Alors cet autre développement génèrera les ressources qui permettent d’entretenir de façon pérenne le développement que nous souhaitons
Temps 2 – la « transformation » et le financement auto-entretenu
- La transformation prend alors corps et le financement tend à s’auto-entretenir[1]. Le poids de l’endettement dans le PIB recule, une nouvelle production se développe, les « déficits » économiques et écologiques commencent à se résorber.
Pour cela il faut bien distinguer les temporalités : (1) et (2) réponse aux besoins = « rupture » engagement des réformes de structure = « bifurcation » (3) développement efficace, pérenne = « transformation ».
La logique de développement, c’est que l’écologie et le social (l’emploi, la formation, les services publics et la réduction du temps de travail) sont but et moyen de la transformation, pour une tout autre production et activité économique.
- Développement écologique : diminution des rejets de CO2, économie de matières et de capital matériel, diminution des rejets polluants. Il faut s’en assurer dans tous les projets de ‘investissement et de production et basculer vers une économie où, tout en répondant aux besoins matériels (logement, alimentation, transport, …), la priorité devient le développement des services humains (santé, culture, …)
- Développement social : un emploi de qualité, avec un temps de travail fortement réduit aussi bien à la semaine/année, que tout au long de la vie (retraite plus tôt, temps de formation accru tout au long de la vie), pour permettre aussi bien l’émancipation, l’épanouissement, desserrer la tension du travail que pour permettre la participation à la vie sociale. Le développement des services publics et de la protection social sont décisifs en ce sens. C’est en lien avec la conception d’une sécurisation plus ou moins radicale de l’emploi et de la formation, devenue commune à l’ensemble du monde syndical.

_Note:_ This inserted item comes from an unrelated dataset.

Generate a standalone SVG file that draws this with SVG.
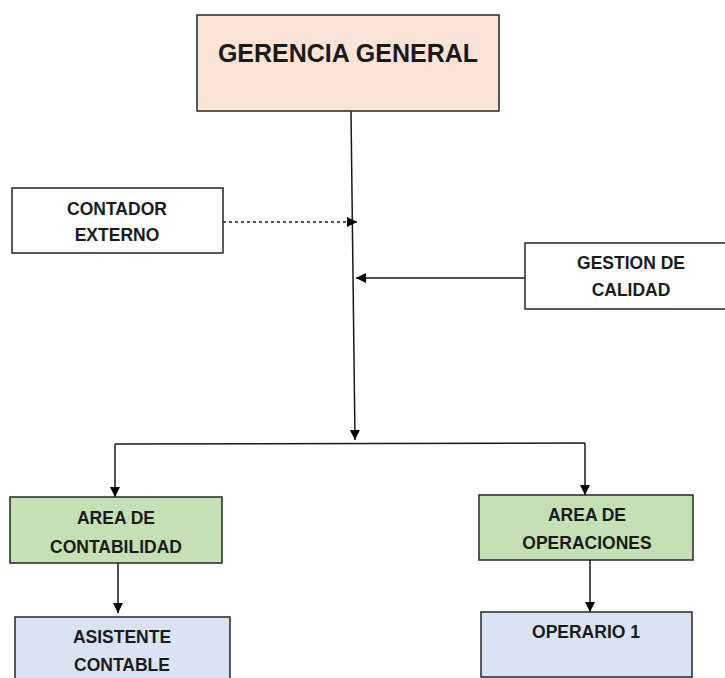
<svg xmlns="http://www.w3.org/2000/svg" width="725" height="678" viewBox="0 0 725 678">
<defs>
<marker id="ah" viewBox="0 0 10 10" refX="10" refY="5" markerWidth="10" markerHeight="10" markerUnits="userSpaceOnUse" orient="auto">
<path d="M0,0 L10,5 L0,10 z" fill="#000"/>
</marker>
<style>
.box{stroke:#262626;stroke-width:1.5}
.t{font-family:"Liberation Sans",Arial,sans-serif;font-weight:bold;font-size:17.5px;fill:#1a1a1a;text-anchor:middle}
.big{font-size:25px}
.c{fill:none;stroke:#1a1a1a;stroke-width:1.5}
</style>
</defs>
<rect width="725" height="678" fill="#fff"/>
<g id="connectors">
<path class="c" d="M351,111 L355,440" marker-end="url(#ah)"/>
<path class="c" d="M223,222 L357,222" stroke-dasharray="3,3" stroke-width="3" marker-end="url(#ah)"/>
<path class="c" d="M525,278 L356,278" marker-end="url(#ah)"/>
<path class="c" d="M115,444 L585,443"/>
<path class="c" d="M115,444 L115,497" marker-end="url(#ah)"/>
<path class="c" d="M585,443 L585,495" marker-end="url(#ah)"/>
<path class="c" d="M118,563 L118,613" marker-end="url(#ah)"/>
<path class="c" d="M590,560 L590,612" marker-end="url(#ah)"/>
</g>
<g id="gerencia">
<rect class="box" x="197" y="15" width="302" height="96" fill="#FBE4D5"/>
<text class="t big" x="348" y="62">GERENCIA GENERAL</text>
</g>
<g id="contador">
<rect class="box" x="12" y="188" width="211" height="65" fill="#fff"/>
<text class="t" x="117" y="215">CONTADOR</text>
<text class="t" x="117" y="241">EXTERNO</text>
</g>
<g id="gestion">
<rect class="box" x="525" y="243" width="212" height="66" fill="#fff"/>
<text class="t" x="631" y="269">GESTION DE</text>
<text class="t" x="631" y="296">CALIDAD</text>
</g>
<g id="contabilidad">
<rect class="box" x="10" y="497" width="212" height="66" fill="#C5E0B4"/>
<text class="t" x="116" y="524">AREA DE</text>
<text class="t" x="116" y="553">CONTABILIDAD</text>
</g>
<g id="operaciones">
<rect class="box" x="479" y="495" width="214" height="65" fill="#C5E0B4"/>
<text class="t" x="587" y="521">AREA DE</text>
<text class="t" x="587" y="549">OPERACIONES</text>
</g>
<g id="asistente">
<rect class="box" x="15" y="617" width="215" height="70" fill="#DAE3F3"/>
<text class="t" x="122" y="643">ASISTENTE</text>
<text class="t" x="122" y="671">CONTABLE</text>
</g>
<g id="operario">
<rect class="box" x="481" y="612" width="211" height="65" fill="#DAE3F3"/>
<text class="t" x="586" y="638">OPERARIO 1</text>
</g>
</svg>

Viabilité et efficacité économique. La question est lancinante depuis 1983-84, mais aussi quand on pense à 1936. On nous attend à ce tournant !
- La première question lancinante est celle des coûts des entreprises : il y a d’une part la nécessité de préserver leurs capacités de développement et d’autre part la compétitivité internationale. Nous proposons certes coopération et des protections Européennes, mais cela est loin de suffire, surtout à court terme… Ce que nous proposons de nouveau, à l’unisson du mouvement social et syndical, c’est la baisse du coût du capital (dont ses prélèvements), et même tous les autres coûts que les dépenses sociales et pour le vivant. Donc une baisse des coûts… mais tout autre !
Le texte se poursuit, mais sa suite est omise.